Merck went on the offensive immediately upon Tyson's move, releasing a statement emphasizing its commitment to animal well-being. Merck cited the benefits and safety of Zilmax documented over a 30+ year history of research and development and rigorous testing.

A few days later, Merck added that it would “vigorously pursue all reported adverse events, whether or not they are deemed related to the product.” Central to this effort was its “Five-Step Approach to Ensuring Responsible Beef,” which Merck said it would operate in conjunction with independent experts.

The program would consist of a scientific audit to monitor the process of feeding of Zilmax, and would follow identified cattle from the feedyard to the packing plant to determine potential causes of lameness and other mobility issues during feeding, transportation, offloading and staging at the processing facility. Merck said it also would conduct a thorough review of potential compounding factors – such as nutrition, transportation and receiving facilities.

However, the next day, Aug. 16, the company announced it was temporarily suspending sales of Zilmax in the U.S. and Canada. Merck said it was doing so to ensure effective implementation of its five-step plan.

“This will allow sufficient time for the establishment of valid study protocols, identification of feeders and packers to participate in the audit, and creation of a third-party team to oversee this process and validate its results,” the release said.

K.J. Varma, Merck’s senior vice president of global R&D, said the temporary suspension “demonstrates our commitment to providing our industry partners with data that will reaffirm confidence in Zilmax. We sincerely regret that this situation creates business challenges for our customers but it is critical to ensure that this process is conducted appropriately and with rigorous scientific measures. After the five-step plan is completed, the results will be shared publicly."
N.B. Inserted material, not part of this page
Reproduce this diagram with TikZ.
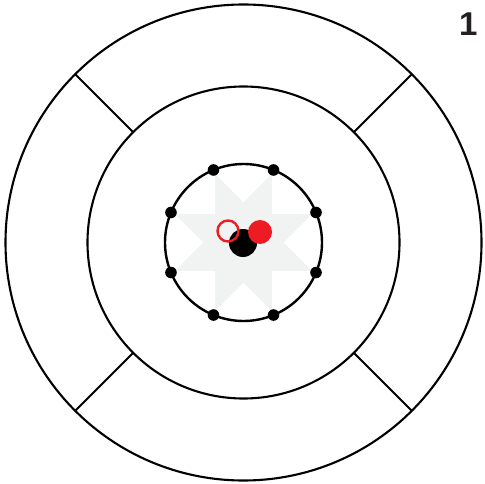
\documentclass[tikz,border=0pt]{standalone}
\usepackage{fontspec}
\setmainfont{Liberation Sans}
\definecolor{ptred}{RGB}{237,28,36}
\definecolor{stargray}{RGB}{241,242,242}
\definecolor{textgray}{RGB}{35,31,32}
\tikzset{
  ring/.style={draw=black, line width=2.1pt},
  spoke/.style={draw=black, line width=2.1pt},
  rimdot/.style={fill=black},
}
\begin{document}
\begin{tikzpicture}[x=1pt, y=-1pt]
    \useasboundingbox (0,0) rectangle (485,484);
    \coordinate (o) at (243.5,242.5);
    % 星形の領域
    \fill[stargray, shift={(o)}]
      (22.5:74) -- (45:40) -- (67.5:74) -- (90:40) -- (112.5:74) -- (135:40)
      -- (157.5:74) -- (180:40) -- (202.5:74) -- (225:40) -- (247.5:74)
      -- (270:40) -- (292.5:74) -- (315:40) -- (337.5:74) -- (0:40) -- cycle;
    % 同心円
    \draw[ring] (o) circle[radius=238];
    \draw[ring] (o) circle[radius=156];
    \draw[ring, line width=2.4pt] (o) circle[radius=78.5];
    % 仕切り線
    \foreach \a in {45,135,225,315}
      \draw[spoke, shift={(o)}] (\a:156) -- (\a:238);
    % 円周上の点
    \foreach \a [count=\i] in {22.5,67.5,...,337.5}
      \fill[rimdot, shift={(o)}] (\a:78.5) coordinate (p\i) circle[radius=5.8];
    % 中心の点
    \fill[black] (243,243) circle[radius=14];
    \fill[ptred] (260,232) circle[radius=12];
    \draw[ptred, line width=2.4pt] (228,231) circle[radius=10.5];
    \node[anchor=base west, inner sep=0pt, text=textgray,
          font=\fontsize{33}{33}\selectfont\bfseries] (num) at (459,36) {1};
  \end{tikzpicture}
\end{document}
The release also said Merck was accelerating its development of an animal health advisory board consisting of industry experts, producers, academics and company leadership “to promote an open dialogue on animal well-being and help shape and strengthen the company's animal health and well-being program in the future.”

Before Merck’s voluntary withdrawal of Zilmax, Glynn Tonsor, Kansas State University economist, characterized the situation as fluid. After all, nothing guarantees that Tyson, or the other three packers, won’t reverse their policies.

But Tonsor says Tyson’s announcement makes less beef volume a certainty in the coming months. “We’ll produce less, but how much less depends on how many people disadopt the use of Zilmax. Will Tyson be alone, and to go further, what portion of their recent suppliers will simply switch processing plants or move from Zilmax to Optaflexx?” he asks.

If such a switch occurs, Tonsor says the beef industry likely won’t see a huge reduction in beef volume. “At the margin, there’s said to be a better gain for Zilmax, but if Tyson’s suppliers just move to Optaflexx, I don’t think we’ll see aggregate projections impacted all that much,” he adds.